A bench of Justices Dipankar Datta and GS Kulkarni asked the Mumbai Metropolitan Region Development Authority to maintain status quo on the land till the Centre’s plea claiming title rights over the property was heard, reported Bar and Bench.
Maharashtra Tourism and Environment Minister Aaditya Thackeray said that the Kanjurmarg land was crucial for the metro project, and would save Rs 5,500 crore for the state government.
On October 11, Thackeray had announced that 800 acres of land in the Aarey Milk Colony in Mumbai would be declared a reserve forest and that the car shed for the metro project in the area would be relocated to Kanjurmarg.
Following this, the Centre’s Department for Promotion of Industry and Internal Trade had written to the Maharashtra government in November, instructing it to stop developing the car shed.

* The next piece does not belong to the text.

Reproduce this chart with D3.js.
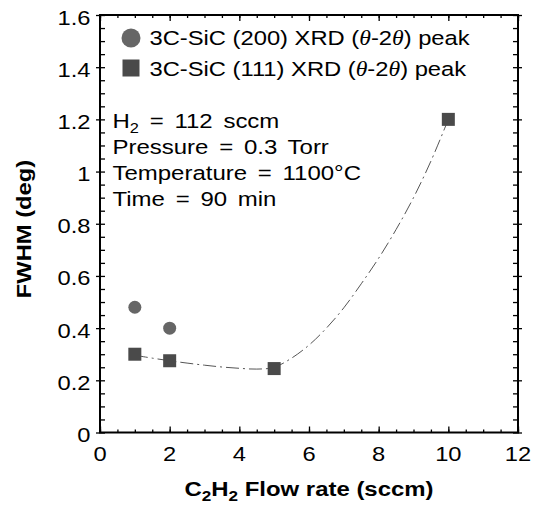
<!DOCTYPE html>
<html lang="en">
<head>
<meta charset="utf-8">
<title>FWHM vs C2H2 flow rate</title>
<script src="https://cdnjs.cloudflare.com/ajax/libs/d3/7.8.5/d3.min.js"></script>
<style>
body { margin: 0; background: #fff; }
svg text { font-family: "Liberation Sans", Arial, sans-serif; fill: #000; }
</style>
</head>
<body>
<div id="viz"></div>
<script>
// values
const flow200 = [1, 2];
const fwhm200 = [0.48, 0.40];
const flow111 = [1, 2, 5, 10];
const fwhm111 = [0.30, 0.275, 0.245, 1.20];
// dash-dot trend line
const fitFlow = [1, 1.5, 2, 2.5, 3, 3.5, 4, 4.5, 5, 5.5, 6, 6.5, 7, 7.5, 8, 8.5, 9, 9.5, 10];
const fitFwhm = [0.296, 0.285, 0.275, 0.266, 0.258, 0.251, 0.246, 0.243, 0.250, 0.285, 0.335, 0.400, 0.478, 0.570, 0.668, 0.778, 0.900, 1.040, 1.200];
const xTicks = [0, 2, 4, 6, 8, 10, 12];
const yTicks = [0, 0.2, 0.4, 0.6, 0.8, 1, 1.2, 1.4, 1.6];
const legendNames = ["3C-SiC (200) XRD", "3C-SiC (111) XRD"];
const conditions = ["= 112 sccm", "Pressure = 0.3 Torr", "Temperature = 1100\u00b0C", "Time = 90 min"];

const width = 533, height = 507;
const plotLeft = 100, plotRight = 518, plotTop = 15, plotBottom = 432.5;
const stretch = 1.17; // the original font runs wide

const x = d3.scaleLinear().domain([0, 12]).range([plotLeft, plotRight]);
const y = d3.scaleLinear().domain([0, 1.6]).range([plotBottom, plotTop]);

const svg = d3.select("#viz").append("svg")
  .attr("width", width)
  .attr("height", height);

// ticks, all pointing inward (major y ticks also poke out)
function ticks(axis, tx, ty, vals, size) {
  const g = svg.append("g")
    .attr("transform", `translate(${tx},${ty})`)
    .call(axis.tickValues(vals).tickSize(size).tickFormat(""));
  g.select(".domain").remove();
  g.selectAll("line").attr("stroke", "#000").attr("stroke-width", 1.3);
  return g;
}
ticks(d3.axisBottom(x), 0, plotBottom, x.ticks(24), -3);
ticks(d3.axisBottom(x), 0, plotBottom, xTicks, -6);
ticks(d3.axisTop(x), 0, plotTop, x.ticks(24), -3);
ticks(d3.axisTop(x), 0, plotTop, xTicks, -6);
ticks(d3.axisLeft(y), plotLeft, 0, y.ticks(32), -5);
ticks(d3.axisLeft(y), plotLeft, 0, yTicks, 4);
ticks(d3.axisRight(y), plotRight, 0, y.ticks(32), -5);
ticks(d3.axisRight(y), plotRight, 0, yTicks, 4);

// tick labels
const fmt = d3.format("~g");
svg.append("g").selectAll("text")
  .data(xTicks)
  .enter()
  .append("text")
    .attr("transform", d => `translate(${x(d)},${plotBottom + 28.5}) scale(1.13,1)`)
    .attr("text-anchor", "middle")
    .attr("font-size", 21)
    .text(fmt);
svg.append("g").selectAll("text")
  .data(yTicks)
  .enter()
  .append("text")
    .attr("transform", d => `translate(${plotLeft - 9.5},${y(d) + 9.5}) scale(1.13,1)`)
    .attr("text-anchor", "end")
    .attr("font-size", 21)
    .text(fmt);

// frame
svg.append("rect")
  .attr("x", plotLeft).attr("y", plotTop)
  .attr("width", plotRight - plotLeft).attr("height", plotBottom - plotTop)
  .attr("fill", "none").attr("stroke", "#000").attr("stroke-width", 2);

// axis titles
const xt = svg.append("text")
  .attr("transform", `translate(${(plotLeft + plotRight) / 2},496) scale(1.14,1)`)
  .attr("text-anchor", "middle")
  .attr("font-size", 21)
  .attr("font-weight", "bold");
xt.append("tspan").text("C");
xt.append("tspan").attr("font-size", 15).attr("dy", 5).text("2");
xt.append("tspan").attr("dy", -5).text("H");
xt.append("tspan").attr("font-size", 15).attr("dy", 5).text("2");
xt.append("tspan").attr("dy", -5).text(" Flow rate (sccm)");

svg.append("text")
  .attr("transform", `translate(31,229) rotate(-90) scale(1.13,1)`)
  .attr("text-anchor", "middle")
  .attr("font-size", 21)
  .attr("font-weight", "bold")
  .text("FWHM (deg)");

// fitted curve
const line = d3.line()
  .x(d => x(d[0]))
  .y(d => y(d[1]))
  .curve(d3.curveCatmullRom);
svg.append("path")
  .datum(d3.zip(fitFlow, fitFwhm))
  .attr("d", line)
  .attr("fill", "none")
  .attr("stroke", "#555")
  .attr("stroke-width", 1)
  .attr("stroke-dasharray", "13,4,2,4");

// markers
svg.append("g").selectAll("circle")
  .data(d3.zip(flow200, fwhm200))
  .enter()
  .append("circle")
    .attr("cx", d => x(d[0]))
    .attr("cy", d => y(d[1]))
    .attr("r", 6.5)
    .attr("fill", "#666");
const sq = 13;
svg.append("g").selectAll("rect")
  .data(d3.zip(flow111, fwhm111))
  .enter()
  .append("rect")
    .attr("x", d => x(d[0]) - sq / 2)
    .attr("y", d => y(d[1]) - sq / 2)
    .attr("width", sq)
    .attr("height", sq)
    .attr("fill", "#4a4a4a");

// legend
svg.append("circle").attr("cx", 131).attr("cy", 38).attr("r", 9.5).attr("fill", "#666");
svg.append("rect").attr("x", 122.5).attr("y", 59.5).attr("width", 17).attr("height", 17).attr("fill", "#4a4a4a");
legendNames.forEach(function(name, i) {
  const t = svg.append("text")
    .attr("transform", `translate(149.5,${45 + i * 31}) scale(${stretch},1)`)
    .attr("font-size", 20.3);
  t.append("tspan").text(name + " (");
  t.append("tspan").attr("font-family", "Liberation Serif, serif").attr("font-style", "italic").text("\u03b8");
  t.append("tspan").text("-2");
  t.append("tspan").attr("font-family", "Liberation Serif, serif").attr("font-style", "italic").text("\u03b8");
  t.append("tspan").text(") peak");
});

// growth conditions
conditions.forEach(function(c, i) {
  const t = svg.append("text")
    .attr("transform", `translate(112.5,${128 + i * 26}) scale(${stretch},1)`)
    .attr("font-size", 20.5)
    .attr("word-spacing", 3.5);
  if (i === 0) {
    t.append("tspan").text("H");
    t.append("tspan").attr("font-size", 14).attr("dy", 5).text("2");
    t.append("tspan").attr("dy", -5).text(" " + c);
  } else {
    t.text(c);
  }
});
</script>
</body>
</html>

The letter stated that the 102-acre land at Kanjurmarg under the salt commissioner, who reports to the department.
Aarey project
One of the first decisions taken by Uddhav Thackeray, after being sworn in as head of the Maha Vikas Aghadi government last year, was to stop work on the Aarey car shed. The government also appointed a committee to study feasibility of the project. In September, the government had announced that 600 acres of land in the area would be declared a forest.
The proposal to build a metro rail car shed on 30 hectares of the Aarey Colony land had faced stiff opposition from concerned citizens, who wanted to protect Mumbai’s last green lung from concretisation. In October 2019, 38 people were booked in connection with the protests against the authorities’ move to cut trees, even as the Bombay High Court dismissed a series of petitions to stop the work and give it the status of a forest.
While the Mumbai Metro Rail Corporation Limited – the agency implementing the metro project – claimed it would compensate by planting thrice as many saplings elsewhere, protestors demanded that the car shed be shifted to an alternative site. Till October 2019, the Mumbai Metro Rail Corporation had cut 2,141 trees in the Aarey Milk Colony area to make space for the car shed.
The Supreme Court had intervened in the case after a group of law students wrote to the then Chief Justice of India Ranjan Gogoi.